Let me see. How many times in the past three weeks have Hillary Clinton's supporters threatened to use the hefty dollar sign they wield as a way to influence the outcome of this -- what we would like to believe is a -- democratic -- nomination process?
That I know of, three times... right? Once in Florida -- remember, the guy, Paul Cejas, a Miami businessman who wanted the $28,000 he donated to the DNC in 2007 back because as he so angrily declared in the New York Times, "If you're not going to count my vote, I'm not going to give you my money," and the guy, Christopher Korge, the Florida real estate developer who raised in or around $140,000 for the DNC last year, and who, in a polite but, at the same time, menacing way, told the New York Times that, "If we do not resolve this issue, I think it's safe to say there will be a request for a return of $140,000." (Strangely enough, neither made their objections known back in late 2007, early 2008). Then there was Michigan. You remember, of course, the letter signed by the Governor of Pennsylvania, Ed Rendell and the Governor of New Jersey, Jon Corzine, which they wrote to the Governor of Michigan, Jennifer Granholm, (Clinton supporters all), in which they said that they had "taken the liberty of soliciting guarantors" to fund a Michigan revote, which I guess, on the face of it, sounds absolutely wonderful and generous until you read the list of guarantors and find that they are all -- every single one of them -- Clinton supporters and financial backers. I don't know the answer to this question with any certainty but I'm assuming that they didn't approach any Obama supporters for funds. I could be wrong on this of course. (If I am, please, let me know.)

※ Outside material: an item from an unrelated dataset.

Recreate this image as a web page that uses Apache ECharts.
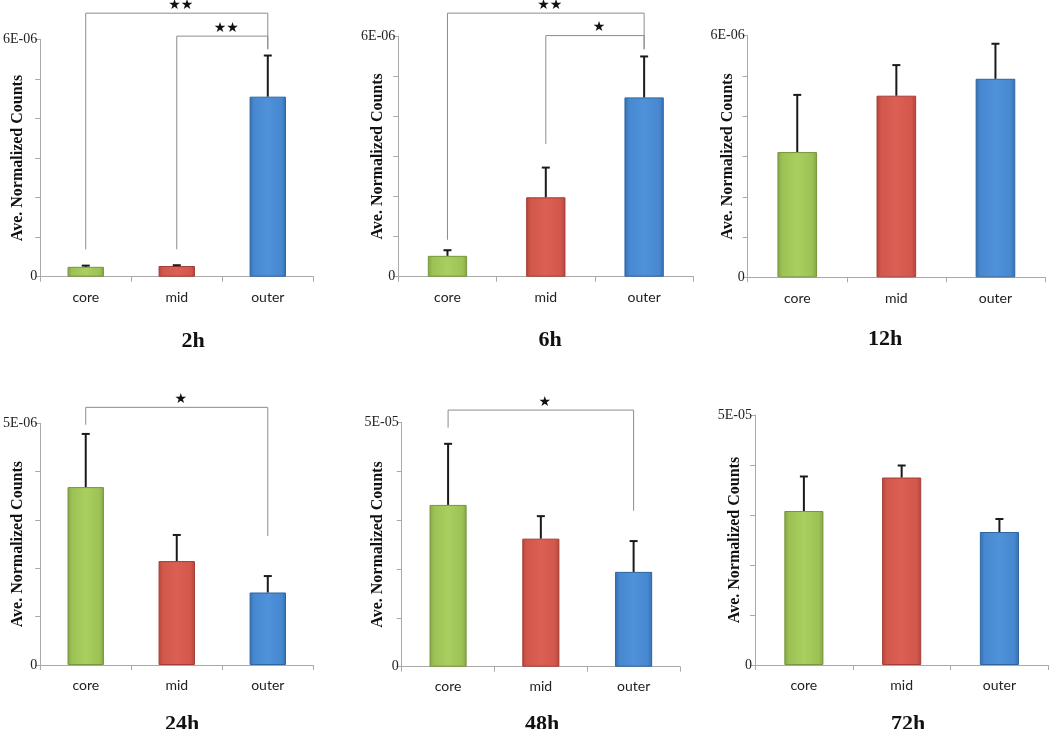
<!DOCTYPE html>
<html>
<head>
<meta charset="utf-8">
<script src="https://cdn.jsdelivr.net/npm/echarts@6/dist/echarts.min.js"></script>
<style>html,body{margin:0;padding:0;background:#fff}#c{width:1050px;height:729px}</style>
</head>
<body>
<div id="c"></div>
<script>
// ---- data ----
const categories = ['core', 'mid', 'outer'];
const panelTitles = ['2h', '6h', '12h', '24h', '48h', '72h'];
const yMaxLabels = ['6E-06', '6E-06', '6E-06', '5E-06', '5E-05', '5E-05'];
const yMax = [6e-6, 6e-6, 6e-6, 5e-6, 5e-5, 5e-5];
const yInterval = [1e-6, 1e-6, 1e-6, 1e-6, 1e-5, 1e-5];

const means2h = [0.25e-6, 0.27e-6, 4.55e-6];
const errs2h = [0.03e-6, 0.02e-6, 1.04e-6];
const means6h = [0.52e-6, 1.98e-6, 4.47e-6];
const errs6h = [0.14e-6, 0.74e-6, 1.02e-6];
const means12h = [3.11e-6, 4.51e-6, 4.93e-6];
const errs12h = [1.42e-6, 0.76e-6, 0.87e-6];
const means24h = [3.68e-6, 2.15e-6, 1.50e-6];
const errs24h = [1.10e-6, 0.54e-6, 0.34e-6];
const means48h = [3.31e-5, 2.62e-5, 1.94e-5];
const errs48h = [1.25e-5, 0.46e-5, 0.63e-5];
const means72h = [3.08e-5, 3.75e-5, 2.66e-5];
const errs72h = [0.69e-5, 0.24e-5, 0.26e-5];

// significance brackets: [fromIndex, toIndex, barY, leftLegEnd, rightLegEnd, stars]
const brackets2h = [[0, 2, 6.66e-6, 0.69e-6, 5.75e-6, '★★'], [1, 2, 6.08e-6, 0.69e-6, 5.75e-6, '★★']];
const brackets6h = [[0, 2, 6.57e-6, 0.92e-6, 5.67e-6, '★★'], [1, 2, 6.01e-6, 3.31e-6, 5.67e-6, '★']];
const brackets12h = [];
const brackets24h = [[0, 2, 5.33e-6, 4.97e-6, 2.67e-6, '★']];
const brackets48h = [[0, 2, 5.25e-5, 4.89e-5, 3.19e-5, '★']];
const brackets72h = [];

const allMeans = [means2h, means6h, means12h, means24h, means48h, means72h];
const allErrs = [errs2h, errs6h, errs12h, errs24h, errs48h, errs72h];
const allBrackets = [brackets2h, brackets6h, brackets12h, brackets24h, brackets48h, brackets72h];

// ---- layout / style ----
const grids = [
  {left: 40, top: 39.3, width: 273.3, height: 237.4},
  {left: 398.3, top: 36, width: 295, height: 240.7},
  {left: 747.7, top: 35.7, width: 297.3, height: 241.6},
  {left: 39.3, top: 423.3, width: 274, height: 241.7},
  {left: 401.7, top: 422.3, width: 278.3, height: 244.4},
  {left: 755, top: 415, width: 293.3, height: 250}
];
const titlePos = [[188, 336], [545, 335], [880, 334], [177, 719], [537, 719], [903, 719]];
const nameGaps = [14, 12, 12, 14, 16, 12];

function grad(dark, mid, light) {
  return new echarts.graphic.LinearGradient(0, 0, 1, 0, [
    {offset: 0, color: dark}, {offset: 0.12, color: mid}, {offset: 0.5, color: light},
    {offset: 0.88, color: mid}, {offset: 1, color: dark}
  ]);
}
const barColors = [
  {fill: () => grad('#83a545', '#9cc255', '#a9cf5f'), border: '#78963c'},
  {fill: () => grad('#b5453c', '#d2574c', '#dc5f53'), border: '#a53e36'},
  {fill: () => grad('#3470b0', '#4788d0', '#4f92da'), border: '#2f65a0'}
];
const axisGray = '#a9a9a9';

const option = {
  animation: false,
  backgroundColor: '#fff',
  grid: [], xAxis: [], yAxis: [], series: [], title: []
};

for (let p = 0; p < 6; p++) {
  option.grid.push(grids[p]);
  const bottomRow = p >= 3;
  option.xAxis.push({
    type: 'category', gridIndex: p, data: categories, boundaryGap: true,
    axisLine: {lineStyle: {color: axisGray, width: 1}},
    axisTick: {show: true, length: 5, alignWithLabel: false, lineStyle: {color: axisGray}},
    axisLabel: {margin: bottomRow ? 13 : 14, color: '#222', fontFamily: 'Lato', fontSize: 14},
    splitLine: {show: false}
  });
  const mx = yMax[p], lbl = yMaxLabels[p];
  option.yAxis.push({
    type: 'value', gridIndex: p, min: 0, max: mx, interval: yInterval[p],
    name: 'Ave. Normalized Counts', nameLocation: 'middle', nameRotate: 90, nameGap: nameGaps[p],
    nameMoveOverlap: false,
    nameTextStyle: {fontFamily: 'Liberation Serif', fontWeight: 'bold', fontSize: 16, color: '#111'},
    axisLine: {show: true, lineStyle: {color: axisGray, width: 1}},
    axisTick: {show: true, length: 5, lineStyle: {color: axisGray}},
    splitLine: {show: false},
    axisLabel: {
      margin: 3, color: '#222', fontFamily: 'Liberation Serif', fontSize: 14,
      formatter: function (v) {
        if (Math.abs(v) < mx * 1e-6) return '0';
        if (Math.abs(v - mx) < mx * 1e-6) return lbl;
        return '';
      }
    }
  });
  const means = allMeans[p], errs = allErrs[p], brs = allBrackets[p];
  option.series.push({
    type: 'bar', xAxisIndex: p, yAxisIndex: p, barWidth: '40%',
    data: means.map((v, i) => ({
      value: v,
      itemStyle: {color: barColors[i].fill(), borderColor: barColors[i].border, borderWidth: 1}
    })),
    z: 2
  });
  option.series.push({
    type: 'custom', xAxisIndex: p, yAxisIndex: p, z: 3,
    data: means.map((v, i) => [i, v, v + errs[i]]),
    encode: {x: 0, y: [1, 2]},
    renderItem: function (params, api) {
      const a = api.coord([api.value(0), api.value(1)]);
      const b = api.coord([api.value(0), api.value(2)]);
      const st = {stroke: '#1a1a1a', lineWidth: 2};
      return {type: 'group', children: [
        {type: 'line', shape: {x1: a[0], y1: a[1], x2: b[0], y2: b[1]}, style: st},
        {type: 'line', shape: {x1: b[0] - 4, y1: b[1], x2: b[0] + 4, y2: b[1]}, style: st}
      ]};
    }
  });
  if (brs.length) {
    option.series.push({
      type: 'custom', xAxisIndex: p, yAxisIndex: p, z: 1, clip: false,
      data: brs.map(b => [b[0], b[1], b[2], b[3], b[4]]),
      encode: {x: [0, 1], y: [2, 3, 4]},
      renderItem: function (params, api) {
        const b = brs[params.dataIndex];
        const L = api.coord([b[0], b[2]]);
        const R = api.coord([b[1], b[2]]);
        const Lb = api.coord([b[0], b[3]]);
        const Rb = api.coord([b[1], b[4]]);
        const st = {stroke: '#8c8c8c', lineWidth: 1, fill: null};
        return {type: 'group', children: [
          {type: 'polyline', shape: {points: [[Lb[0], Lb[1]], [L[0], L[1]], [R[0], R[1]], [Rb[0], Rb[1]]]}, style: st},
          {type: 'text', style: {
            text: b[5], x: (L[0] + R[0]) / 2 + 4, y: L[1] - 1,
            align: 'center', verticalAlign: 'bottom',
            fontSize: 14, fontFamily: 'DejaVu Sans', fill: '#111'
          }}
        ]};
      }
    });
  }
  option.title.push({
    text: panelTitles[p], left: titlePos[p][0], top: titlePos[p][1], textAlign: 'center', textVerticalAlign: 'middle',
    textStyle: {fontFamily: 'Liberation Serif', fontWeight: 'bold', fontSize: 22, color: '#111'}
  });
}

const chart = echarts.init(document.getElementById('c'), null, {renderer: 'canvas'});
chart.setOption(option);
</script>
</body>
</html>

And now we have Wednesday's private letter (intercepted by, as I understand it, the great Greg Sargent over at Talking Points Memo), to the honorable (I love that word, "honorable"), Madam Speaker of the House of Representatives, Nancy Pelosi, in which twenty Hillary Fundraisers, who between them, according to the Center for Responsive Politics, have donated in or around $24 million to the Democratic Party over the past decade, imply that they would withhold their support if Nancy Pelosi doesn't as they put it, "clarify" her position on superdelegates.

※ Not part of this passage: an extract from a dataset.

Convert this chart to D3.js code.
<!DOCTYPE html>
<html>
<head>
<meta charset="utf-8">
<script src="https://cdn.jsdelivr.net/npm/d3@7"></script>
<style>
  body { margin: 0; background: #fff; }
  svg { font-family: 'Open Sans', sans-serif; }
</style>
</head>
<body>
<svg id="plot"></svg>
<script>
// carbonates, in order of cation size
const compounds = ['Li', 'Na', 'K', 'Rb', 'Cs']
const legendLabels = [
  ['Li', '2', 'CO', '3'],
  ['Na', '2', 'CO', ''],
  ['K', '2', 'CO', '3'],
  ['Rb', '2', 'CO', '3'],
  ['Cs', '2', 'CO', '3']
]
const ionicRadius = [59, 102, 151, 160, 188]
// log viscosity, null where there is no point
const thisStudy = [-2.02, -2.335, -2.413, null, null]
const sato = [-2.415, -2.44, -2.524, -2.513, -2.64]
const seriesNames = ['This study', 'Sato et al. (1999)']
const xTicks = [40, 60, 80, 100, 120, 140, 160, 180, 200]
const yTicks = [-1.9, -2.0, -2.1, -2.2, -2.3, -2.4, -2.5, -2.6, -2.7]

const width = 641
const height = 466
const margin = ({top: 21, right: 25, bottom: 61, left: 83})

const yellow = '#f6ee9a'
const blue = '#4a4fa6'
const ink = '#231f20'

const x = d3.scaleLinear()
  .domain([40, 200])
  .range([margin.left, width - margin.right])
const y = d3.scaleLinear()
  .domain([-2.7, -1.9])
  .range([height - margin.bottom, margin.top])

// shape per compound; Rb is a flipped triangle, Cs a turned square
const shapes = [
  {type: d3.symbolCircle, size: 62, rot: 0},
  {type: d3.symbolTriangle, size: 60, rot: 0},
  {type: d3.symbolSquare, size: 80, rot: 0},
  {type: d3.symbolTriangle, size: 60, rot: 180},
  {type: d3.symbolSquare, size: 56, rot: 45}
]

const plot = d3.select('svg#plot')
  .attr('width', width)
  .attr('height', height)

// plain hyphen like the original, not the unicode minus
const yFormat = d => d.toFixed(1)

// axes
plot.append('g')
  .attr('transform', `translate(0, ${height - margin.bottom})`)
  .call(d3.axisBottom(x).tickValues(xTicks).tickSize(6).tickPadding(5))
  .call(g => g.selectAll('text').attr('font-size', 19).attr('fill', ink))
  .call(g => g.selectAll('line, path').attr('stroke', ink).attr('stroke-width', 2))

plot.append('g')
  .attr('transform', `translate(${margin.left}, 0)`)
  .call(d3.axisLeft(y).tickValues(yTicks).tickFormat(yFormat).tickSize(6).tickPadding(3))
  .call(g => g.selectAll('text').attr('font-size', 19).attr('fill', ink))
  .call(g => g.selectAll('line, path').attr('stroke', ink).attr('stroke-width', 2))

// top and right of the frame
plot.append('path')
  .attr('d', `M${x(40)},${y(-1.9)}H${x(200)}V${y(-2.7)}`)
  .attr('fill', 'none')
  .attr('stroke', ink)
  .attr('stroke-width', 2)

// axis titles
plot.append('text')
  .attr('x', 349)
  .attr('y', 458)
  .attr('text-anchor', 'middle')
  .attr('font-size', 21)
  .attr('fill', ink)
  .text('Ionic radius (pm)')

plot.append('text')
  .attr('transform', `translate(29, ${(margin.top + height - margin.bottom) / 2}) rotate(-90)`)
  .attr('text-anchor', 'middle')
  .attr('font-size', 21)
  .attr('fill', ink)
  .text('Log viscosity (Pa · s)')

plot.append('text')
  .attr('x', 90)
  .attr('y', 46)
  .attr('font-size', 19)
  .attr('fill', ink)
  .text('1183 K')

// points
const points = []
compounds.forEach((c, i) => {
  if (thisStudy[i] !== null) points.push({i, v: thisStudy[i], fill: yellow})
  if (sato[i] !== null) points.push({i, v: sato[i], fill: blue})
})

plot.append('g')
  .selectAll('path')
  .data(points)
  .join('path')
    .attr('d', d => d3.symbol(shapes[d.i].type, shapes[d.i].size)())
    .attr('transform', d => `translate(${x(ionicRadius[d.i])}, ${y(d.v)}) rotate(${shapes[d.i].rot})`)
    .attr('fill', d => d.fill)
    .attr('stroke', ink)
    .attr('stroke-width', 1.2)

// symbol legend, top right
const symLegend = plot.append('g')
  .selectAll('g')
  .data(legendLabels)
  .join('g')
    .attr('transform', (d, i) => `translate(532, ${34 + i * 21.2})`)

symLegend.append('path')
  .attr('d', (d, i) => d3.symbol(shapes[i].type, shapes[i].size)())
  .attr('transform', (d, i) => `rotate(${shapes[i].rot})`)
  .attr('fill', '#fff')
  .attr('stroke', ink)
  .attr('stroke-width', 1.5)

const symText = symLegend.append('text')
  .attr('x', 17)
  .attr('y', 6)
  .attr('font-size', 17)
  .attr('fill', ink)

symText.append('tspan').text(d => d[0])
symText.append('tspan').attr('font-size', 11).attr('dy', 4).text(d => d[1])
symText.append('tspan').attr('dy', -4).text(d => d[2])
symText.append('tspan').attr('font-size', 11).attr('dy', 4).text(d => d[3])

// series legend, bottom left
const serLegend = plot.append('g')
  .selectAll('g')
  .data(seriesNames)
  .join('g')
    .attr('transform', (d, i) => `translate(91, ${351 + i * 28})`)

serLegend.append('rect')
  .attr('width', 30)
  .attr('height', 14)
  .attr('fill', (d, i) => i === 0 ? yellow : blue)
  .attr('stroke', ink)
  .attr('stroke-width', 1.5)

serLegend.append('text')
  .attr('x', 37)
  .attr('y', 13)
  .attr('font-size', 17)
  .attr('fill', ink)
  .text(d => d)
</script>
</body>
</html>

"We have been," they write, "strong supporters of the DCCC. We therefore urge you to clarify your position on super-delegates and reflect in your comments a more open view to the optional independent actions of each of the delegates at the National Convention in August. We appreciate your activities in support of the Democratic Party and your leadership role in the Party and hope you will be responsive to some of your major enthusiastic supporters."

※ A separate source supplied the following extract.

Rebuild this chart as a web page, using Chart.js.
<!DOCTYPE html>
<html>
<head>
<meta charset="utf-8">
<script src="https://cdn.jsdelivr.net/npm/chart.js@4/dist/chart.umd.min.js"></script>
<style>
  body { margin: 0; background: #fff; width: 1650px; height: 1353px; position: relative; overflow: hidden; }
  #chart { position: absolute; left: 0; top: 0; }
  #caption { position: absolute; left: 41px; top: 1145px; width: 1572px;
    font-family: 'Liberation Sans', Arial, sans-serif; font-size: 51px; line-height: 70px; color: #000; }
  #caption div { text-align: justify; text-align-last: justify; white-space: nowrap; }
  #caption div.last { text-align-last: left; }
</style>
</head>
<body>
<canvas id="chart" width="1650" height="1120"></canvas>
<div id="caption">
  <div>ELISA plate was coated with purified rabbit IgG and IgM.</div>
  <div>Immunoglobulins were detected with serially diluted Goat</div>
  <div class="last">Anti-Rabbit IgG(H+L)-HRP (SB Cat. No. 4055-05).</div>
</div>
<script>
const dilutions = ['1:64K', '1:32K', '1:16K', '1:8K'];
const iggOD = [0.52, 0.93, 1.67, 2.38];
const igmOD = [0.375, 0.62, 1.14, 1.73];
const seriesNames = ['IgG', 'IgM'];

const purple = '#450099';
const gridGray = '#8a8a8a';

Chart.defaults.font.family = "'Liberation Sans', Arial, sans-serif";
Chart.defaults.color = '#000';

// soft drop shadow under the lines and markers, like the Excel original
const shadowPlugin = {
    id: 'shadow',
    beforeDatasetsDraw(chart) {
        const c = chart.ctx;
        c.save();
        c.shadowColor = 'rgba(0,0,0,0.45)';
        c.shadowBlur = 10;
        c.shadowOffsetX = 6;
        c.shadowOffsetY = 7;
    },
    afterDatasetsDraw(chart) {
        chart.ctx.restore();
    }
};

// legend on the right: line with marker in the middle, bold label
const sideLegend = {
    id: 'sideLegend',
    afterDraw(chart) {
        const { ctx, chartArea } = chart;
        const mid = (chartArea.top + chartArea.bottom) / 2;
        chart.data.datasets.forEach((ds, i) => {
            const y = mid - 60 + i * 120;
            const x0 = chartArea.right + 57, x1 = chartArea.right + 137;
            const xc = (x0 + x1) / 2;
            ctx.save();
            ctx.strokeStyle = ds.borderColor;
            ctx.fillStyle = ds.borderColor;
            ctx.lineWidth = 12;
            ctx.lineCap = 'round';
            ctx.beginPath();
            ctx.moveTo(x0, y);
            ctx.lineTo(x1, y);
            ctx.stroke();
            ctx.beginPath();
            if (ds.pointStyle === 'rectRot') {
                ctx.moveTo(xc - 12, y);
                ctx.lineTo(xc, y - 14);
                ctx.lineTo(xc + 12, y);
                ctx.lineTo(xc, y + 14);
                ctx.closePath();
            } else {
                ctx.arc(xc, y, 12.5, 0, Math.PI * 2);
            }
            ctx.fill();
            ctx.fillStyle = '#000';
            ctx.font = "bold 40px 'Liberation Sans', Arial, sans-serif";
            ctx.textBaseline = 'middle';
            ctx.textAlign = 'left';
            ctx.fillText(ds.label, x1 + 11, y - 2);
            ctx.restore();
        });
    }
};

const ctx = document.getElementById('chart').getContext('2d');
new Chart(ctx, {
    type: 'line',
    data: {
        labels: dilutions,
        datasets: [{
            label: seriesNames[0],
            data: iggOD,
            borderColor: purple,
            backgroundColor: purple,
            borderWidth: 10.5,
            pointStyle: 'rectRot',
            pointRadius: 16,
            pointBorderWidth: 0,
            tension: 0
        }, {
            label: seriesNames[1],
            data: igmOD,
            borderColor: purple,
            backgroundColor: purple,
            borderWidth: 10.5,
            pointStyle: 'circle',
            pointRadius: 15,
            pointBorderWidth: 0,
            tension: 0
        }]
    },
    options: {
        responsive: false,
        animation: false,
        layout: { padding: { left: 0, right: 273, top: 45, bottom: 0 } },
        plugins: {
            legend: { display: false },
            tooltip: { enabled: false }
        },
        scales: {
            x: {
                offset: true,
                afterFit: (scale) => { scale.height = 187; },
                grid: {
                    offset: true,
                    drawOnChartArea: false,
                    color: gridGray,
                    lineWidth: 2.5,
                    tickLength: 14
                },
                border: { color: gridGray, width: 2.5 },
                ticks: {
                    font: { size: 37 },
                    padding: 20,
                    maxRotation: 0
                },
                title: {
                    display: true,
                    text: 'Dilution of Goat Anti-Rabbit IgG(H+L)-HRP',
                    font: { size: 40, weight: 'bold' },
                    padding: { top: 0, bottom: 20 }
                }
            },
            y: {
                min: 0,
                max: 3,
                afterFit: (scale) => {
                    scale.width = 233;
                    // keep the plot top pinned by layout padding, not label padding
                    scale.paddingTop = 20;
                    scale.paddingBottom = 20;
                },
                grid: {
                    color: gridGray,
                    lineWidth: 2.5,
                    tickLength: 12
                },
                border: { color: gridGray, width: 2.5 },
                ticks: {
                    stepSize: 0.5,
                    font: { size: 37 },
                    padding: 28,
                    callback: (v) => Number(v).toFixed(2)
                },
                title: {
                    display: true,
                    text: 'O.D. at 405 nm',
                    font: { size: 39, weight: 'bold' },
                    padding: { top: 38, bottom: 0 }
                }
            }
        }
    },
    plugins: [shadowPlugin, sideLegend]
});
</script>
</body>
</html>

Good lord, I've never read a letter from the mob, but I imagine one could conceivably look something like this. Thinly veiled threat delivered in polite but menacing terms. ("Do as we say lady or ... ).
The troubling thing here is that these are the efforts we know about. What about the ones of which we have no clue? What else are the Clintons up to? These three attempts to take democracy out of the democratic party are merely forewarnings of the type of pressure Clinton supporters with deep pockets would put on superdelegates in the run up to the August convention. More and more I dread the back rooms of Washington and the deals that could be done there.